What it is: A comprehensive guide showing which props work best for newborn sessions, how to source them affordably, DIY prop instructions, safety considerations for each prop, and before/after examples of how props transform images.

Who buys it: Photographers who want to build a cohesive prop collection without spending thousands, or those scaling from simple to more styled sessions.

How to create it: Catalog your prop collection with photos, sources, and cost breakdowns. Write safety notes for each item. Include step-by-step DIY instructions for affordable props (blanket backdrops, fabric wraps, etc.). Provide styling inspiration photos.

Where to sell it: Etsy, Gumroad, or your website.

Realistic income: $14–$32 per sale. Expect 30–90 sales for $420–$2,880 annually.

Getting Started With Digital Products

  1. Start with templates and checklists. These require the least production time because you’re just refining what you already use. Convert your best systems into fillable PDFs and launch within 2–3 weeks.
  2. Create a landing page on your website. Add a simple page listing your digital products with descriptions and a “Buy Now” button linking to Gumroad or Etsy.
  3. Choose one platform to begin. Start with either Gumroad (easiest setup, handles payment processing) or Etsy (larger audience but more competition). Don’t spread across five platforms initially.
  4. Set a realistic launch goal. Aim for your first product sale within 30 days. Promote it to past clients first via email—they know your work and are most likely to buy.
  5. Gather customer feedback. After 10–15 sales, ask buyers what was most helpful and what’s missing. Use this to improve your product and guide your next creation.
  6. Expand slowly. Create one new product every 6–8 weeks rather than launching everything at once. This keeps you from burning out and allows you to improve each product based on real customer feedback.

Pricing Your Digital Products

Photographers tend to underprice digital products because the creation feels easy in hindsight. Price based on value, not production time. A template package that saves someone 10 hours of work is worth $25–$40, regardless of whether you spent 8 hours or 30 hours creating it. Your audience—other photographers—understands pricing and won’t balk at fair prices. They’re used to paying for education and tools.

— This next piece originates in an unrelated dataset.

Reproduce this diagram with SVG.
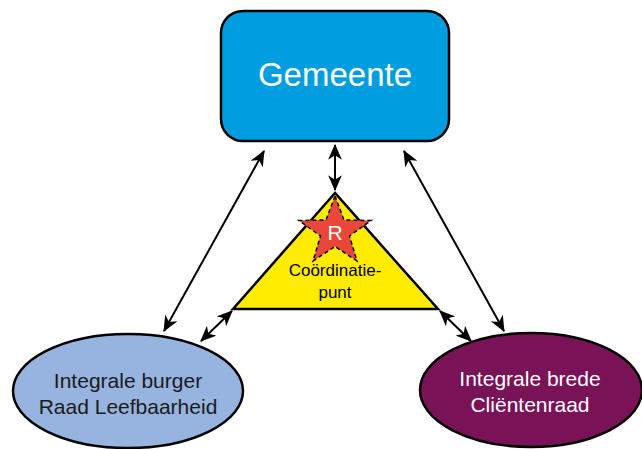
<svg xmlns="http://www.w3.org/2000/svg" width="642" height="449" viewBox="0 0 642 449">
<style>
text{font-family:"Liberation Sans",Arial,sans-serif;text-anchor:middle}
.conn{stroke:#000;stroke-width:2;fill:none;marker-start:url(#ah);marker-end:url(#ah)}
.node{stroke:#000;stroke-width:2.5}
</style>
<defs>
<marker id="ah" viewBox="0 0 14 12" refX="13" refY="6" markerWidth="8" markerHeight="7" markerUnits="strokeWidth" orient="auto-start-reverse">
<path d="M0,0 L14,6 L0,12 L4,6 Z" fill="#000"/>
</marker>
</defs>
<g id="connectors">
<line class="conn" x1="335" y1="145" x2="335" y2="190"/>
<line class="conn" x1="264" y1="151" x2="164" y2="331"/>
<line class="conn" x1="232" y1="311" x2="201" y2="341"/>
<line class="conn" x1="404" y1="151" x2="504" y2="331"/>
<line class="conn" x1="440" y1="311" x2="471" y2="341"/>
</g>
<g id="gemeente">
<rect class="node" x="221" y="11" width="228" height="130" rx="22" fill="#009EE0"/>
<text x="335" y="86" font-size="33" fill="#fff">Gemeente</text>
</g>
<g id="coordinatiepunt">
<polygon class="node" points="335,193 233,309 438,309" fill="#FFEC00"/>
<polygon points="335,196 344,220 371,220.5 349.5,236 357,261 335,246.5 313,261 320.5,236 299,220.5 326,220" fill="#E8473A" stroke="#000" stroke-width="1.5" stroke-dasharray="4,3"/>
<text x="335" y="240" font-size="21" fill="#fff">R</text>
<text x="335" y="276" font-size="17" fill="#000">Coördinatie-</text>
<text x="335" y="298" font-size="17" fill="#000">punt</text>
</g>
<g id="burgerraad">
<ellipse class="node" cx="128" cy="391" rx="115" ry="57" fill="#97B3E0"/>
<text x="128" y="388" font-size="21" fill="#1a1a1a">Integrale burger</text>
<text x="128" y="414" font-size="21" fill="#1a1a1a">Raad Leefbaarheid</text>
</g>
<g id="clientenraad">
<ellipse class="node" cx="531" cy="390" rx="111" ry="57" fill="#7A1257"/>
<text x="530" y="386" font-size="21" fill="#fff">Integrale brede</text>
<text x="530" y="412" font-size="21" fill="#fff">Cliëntenraad</text>
</g>
</svg>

Test pricing in tiers: start at the midpoint of your range, track conversion rates for 30 days, then adjust. If you’re selling 1–2 units per week, raise the price by $5–$10. If you’re selling zero, lower it by $5 or improve the marketing. Most newborn photography digital products sell best in the $15–$45 range, where they feel like a reasonable investment without requiring much decision-making from the buyer.